Return the listing below exactly, with the pictures dropped.

PROVIDED MATERIAL
================

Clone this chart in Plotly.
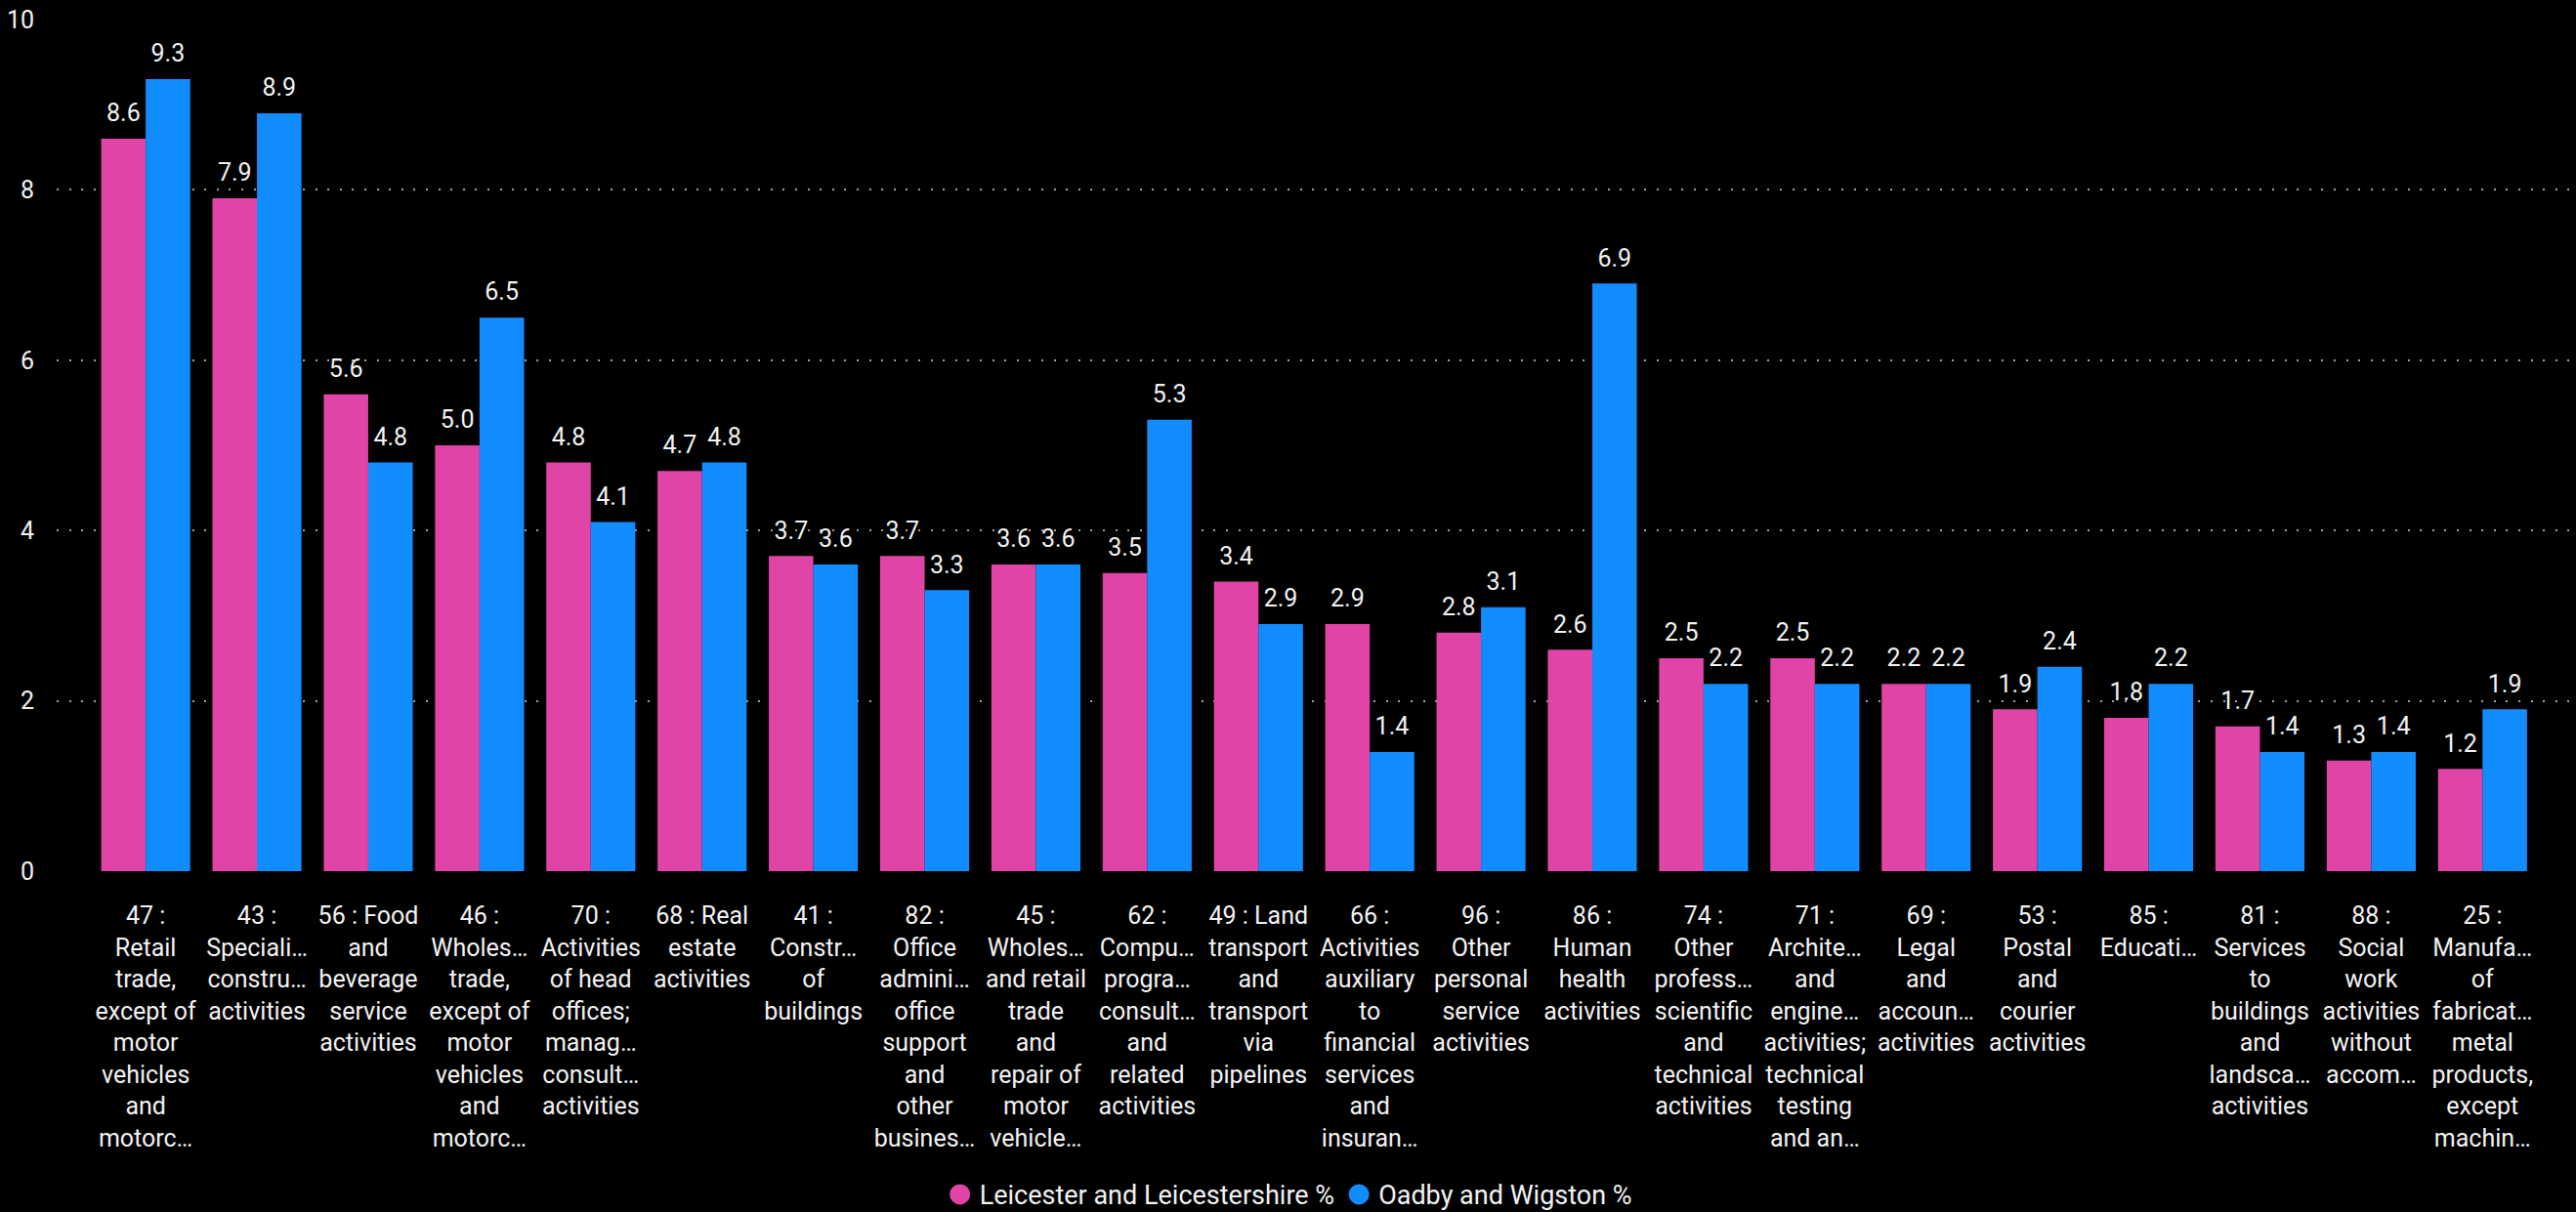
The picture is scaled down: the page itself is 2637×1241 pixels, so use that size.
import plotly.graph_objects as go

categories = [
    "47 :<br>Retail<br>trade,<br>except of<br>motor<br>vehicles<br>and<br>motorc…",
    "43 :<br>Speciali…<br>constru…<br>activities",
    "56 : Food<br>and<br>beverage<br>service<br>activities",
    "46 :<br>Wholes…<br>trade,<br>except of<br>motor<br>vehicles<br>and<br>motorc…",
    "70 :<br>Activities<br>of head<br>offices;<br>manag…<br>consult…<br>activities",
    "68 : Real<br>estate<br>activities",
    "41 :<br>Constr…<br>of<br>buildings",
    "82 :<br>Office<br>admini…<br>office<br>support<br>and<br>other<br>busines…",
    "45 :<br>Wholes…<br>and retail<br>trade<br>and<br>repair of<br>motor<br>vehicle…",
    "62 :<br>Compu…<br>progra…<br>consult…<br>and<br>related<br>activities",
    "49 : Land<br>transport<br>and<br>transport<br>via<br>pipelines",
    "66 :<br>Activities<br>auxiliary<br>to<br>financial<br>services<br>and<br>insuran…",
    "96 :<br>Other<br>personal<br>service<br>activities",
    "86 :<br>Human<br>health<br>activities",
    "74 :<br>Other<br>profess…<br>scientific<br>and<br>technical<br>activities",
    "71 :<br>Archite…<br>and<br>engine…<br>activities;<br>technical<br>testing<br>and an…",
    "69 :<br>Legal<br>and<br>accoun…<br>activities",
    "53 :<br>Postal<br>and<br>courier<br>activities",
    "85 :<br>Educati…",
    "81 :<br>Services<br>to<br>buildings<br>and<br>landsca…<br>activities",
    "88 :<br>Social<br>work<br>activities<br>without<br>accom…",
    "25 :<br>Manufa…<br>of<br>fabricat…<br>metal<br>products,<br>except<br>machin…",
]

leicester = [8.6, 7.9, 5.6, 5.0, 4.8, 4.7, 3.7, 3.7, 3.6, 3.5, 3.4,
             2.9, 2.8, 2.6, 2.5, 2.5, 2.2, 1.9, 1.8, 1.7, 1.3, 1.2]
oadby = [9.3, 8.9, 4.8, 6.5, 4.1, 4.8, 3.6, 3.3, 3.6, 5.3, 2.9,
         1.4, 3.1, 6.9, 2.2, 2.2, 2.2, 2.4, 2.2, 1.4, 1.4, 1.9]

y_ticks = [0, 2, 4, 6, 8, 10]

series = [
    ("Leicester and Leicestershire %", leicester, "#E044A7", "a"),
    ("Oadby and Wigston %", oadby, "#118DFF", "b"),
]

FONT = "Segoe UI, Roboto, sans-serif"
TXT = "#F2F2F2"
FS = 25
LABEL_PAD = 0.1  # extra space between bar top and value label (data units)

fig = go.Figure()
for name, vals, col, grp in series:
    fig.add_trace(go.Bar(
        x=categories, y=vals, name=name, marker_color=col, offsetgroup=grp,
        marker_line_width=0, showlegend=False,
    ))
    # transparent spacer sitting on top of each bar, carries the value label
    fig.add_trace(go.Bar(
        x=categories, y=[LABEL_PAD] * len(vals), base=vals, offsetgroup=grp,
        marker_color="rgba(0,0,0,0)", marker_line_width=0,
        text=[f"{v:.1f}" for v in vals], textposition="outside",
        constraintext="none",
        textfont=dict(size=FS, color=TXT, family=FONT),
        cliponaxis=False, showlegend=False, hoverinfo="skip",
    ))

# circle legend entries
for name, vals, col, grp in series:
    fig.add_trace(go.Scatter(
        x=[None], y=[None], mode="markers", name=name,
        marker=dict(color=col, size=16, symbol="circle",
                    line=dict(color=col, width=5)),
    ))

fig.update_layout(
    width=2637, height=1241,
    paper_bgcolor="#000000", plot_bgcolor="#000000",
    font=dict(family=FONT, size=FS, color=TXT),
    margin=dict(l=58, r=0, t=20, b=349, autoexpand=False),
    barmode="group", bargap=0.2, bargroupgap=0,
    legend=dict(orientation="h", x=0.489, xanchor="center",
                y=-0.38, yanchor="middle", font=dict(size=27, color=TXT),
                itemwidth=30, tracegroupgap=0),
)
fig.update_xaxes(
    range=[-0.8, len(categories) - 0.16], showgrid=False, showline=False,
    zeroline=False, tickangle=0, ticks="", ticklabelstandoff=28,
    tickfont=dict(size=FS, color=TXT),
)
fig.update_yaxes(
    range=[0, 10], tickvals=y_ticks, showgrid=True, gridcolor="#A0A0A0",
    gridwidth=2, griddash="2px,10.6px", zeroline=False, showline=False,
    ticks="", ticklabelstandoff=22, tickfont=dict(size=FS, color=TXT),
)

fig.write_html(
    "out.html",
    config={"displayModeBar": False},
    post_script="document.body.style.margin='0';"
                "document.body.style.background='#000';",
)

================

ANSWER BELOW
Clone this chart in Plotly.
The picture is scaled down: the page itself is 2637×1241 pixels, so use that size.
import plotly.graph_objects as go

categories = [
    "47 :<br>Retail<br>trade,<br>except of<br>motor<br>vehicles<br>and<br>motorc…",
    "43 :<br>Speciali…<br>constru…<br>activities",
    "56 : Food<br>and<br>beverage<br>service<br>activities",
    "46 :<br>Wholes…<br>trade,<br>except of<br>motor<br>vehicles<br>and<br>motorc…",
    "70 :<br>Activities<br>of head<br>offices;<br>manag…<br>consult…<br>activities",
    "68 : Real<br>estate<br>activities",
    "41 :<br>Constr…<br>of<br>buildings",
    "82 :<br>Office<br>admini…<br>office<br>support<br>and<br>other<br>busines…",
    "45 :<br>Wholes…<br>and retail<br>trade<br>and<br>repair of<br>motor<br>vehicle…",
    "62 :<br>Compu…<br>progra…<br>consult…<br>and<br>related<br>activities",
    "49 : Land<br>transport<br>and<br>transport<br>via<br>pipelines",
    "66 :<br>Activities<br>auxiliary<br>to<br>financial<br>services<br>and<br>insuran…",
    "96 :<br>Other<br>personal<br>service<br>activities",
    "86 :<br>Human<br>health<br>activities",
    "74 :<br>Other<br>profess…<br>scientific<br>and<br>technical<br>activities",
    "71 :<br>Archite…<br>and<br>engine…<br>activities;<br>technical<br>testing<br>and an…",
    "69 :<br>Legal<br>and<br>accoun…<br>activities",
    "53 :<br>Postal<br>and<br>courier<br>activities",
    "85 :<br>Educati…",
    "81 :<br>Services<br>to<br>buildings<br>and<br>landsca…<br>activities",
    "88 :<br>Social<br>work<br>activities<br>without<br>accom…",
    "25 :<br>Manufa…<br>of<br>fabricat…<br>metal<br>products,<br>except<br>machin…",
]

leicester = [8.6, 7.9, 5.6, 5.0, 4.8, 4.7, 3.7, 3.7, 3.6, 3.5, 3.4,
             2.9, 2.8, 2.6, 2.5, 2.5, 2.2, 1.9, 1.8, 1.7, 1.3, 1.2]
oadby = [9.3, 8.9, 4.8, 6.5, 4.1, 4.8, 3.6, 3.3, 3.6, 5.3, 2.9,
         1.4, 3.1, 6.9, 2.2, 2.2, 2.2, 2.4, 2.2, 1.4, 1.4, 1.9]

y_ticks = [0, 2, 4, 6, 8, 10]

series = [
    ("Leicester and Leicestershire %", leicester, "#E044A7", "a"),
    ("Oadby and Wigston %", oadby, "#118DFF", "b"),
]

FONT = "Segoe UI, Roboto, sans-serif"
TXT = "#F2F2F2"
FS = 25
LABEL_PAD = 0.1  # extra space between bar top and value label (data units)

fig = go.Figure()
for name, vals, col, grp in series:
    fig.add_trace(go.Bar(
        x=categories, y=vals, name=name, marker_color=col, offsetgroup=grp,
        marker_line_width=0, showlegend=False,
    ))
    # transparent spacer sitting on top of each bar, carries the value label
    fig.add_trace(go.Bar(
        x=categories, y=[LABEL_PAD] * len(vals), base=vals, offsetgroup=grp,
        marker_color="rgba(0,0,0,0)", marker_line_width=0,
        text=[f"{v:.1f}" for v in vals], textposition="outside",
        constraintext="none",
        textfont=dict(size=FS, color=TXT, family=FONT),
        cliponaxis=False, showlegend=False, hoverinfo="skip",
    ))

# circle legend entries
for name, vals, col, grp in series:
    fig.add_trace(go.Scatter(
        x=[None], y=[None], mode="markers", name=name,
        marker=dict(color=col, size=16, symbol="circle",
                    line=dict(color=col, width=5)),
    ))

fig.update_layout(
    width=2637, height=1241,
    paper_bgcolor="#000000", plot_bgcolor="#000000",
    font=dict(family=FONT, size=FS, color=TXT),
    margin=dict(l=58, r=0, t=20, b=349, autoexpand=False),
    barmode="group", bargap=0.2, bargroupgap=0,
    legend=dict(orientation="h", x=0.489, xanchor="center",
                y=-0.38, yanchor="middle", font=dict(size=27, color=TXT),
                itemwidth=30, tracegroupgap=0),
)
fig.update_xaxes(
    range=[-0.8, len(categories) - 0.16], showgrid=False, showline=False,
    zeroline=False, tickangle=0, ticks="", ticklabelstandoff=28,
    tickfont=dict(size=FS, color=TXT),
)
fig.update_yaxes(
    range=[0, 10], tickvals=y_ticks, showgrid=True, gridcolor="#A0A0A0",
    gridwidth=2, griddash="2px,10.6px", zeroline=False, showline=False,
    ticks="", ticklabelstandoff=22, tickfont=dict(size=FS, color=TXT),
)

fig.write_html(
    "out.html",
    config={"displayModeBar": False},
    post_script="document.body.style.margin='0';"
                "document.body.style.background='#000';",
)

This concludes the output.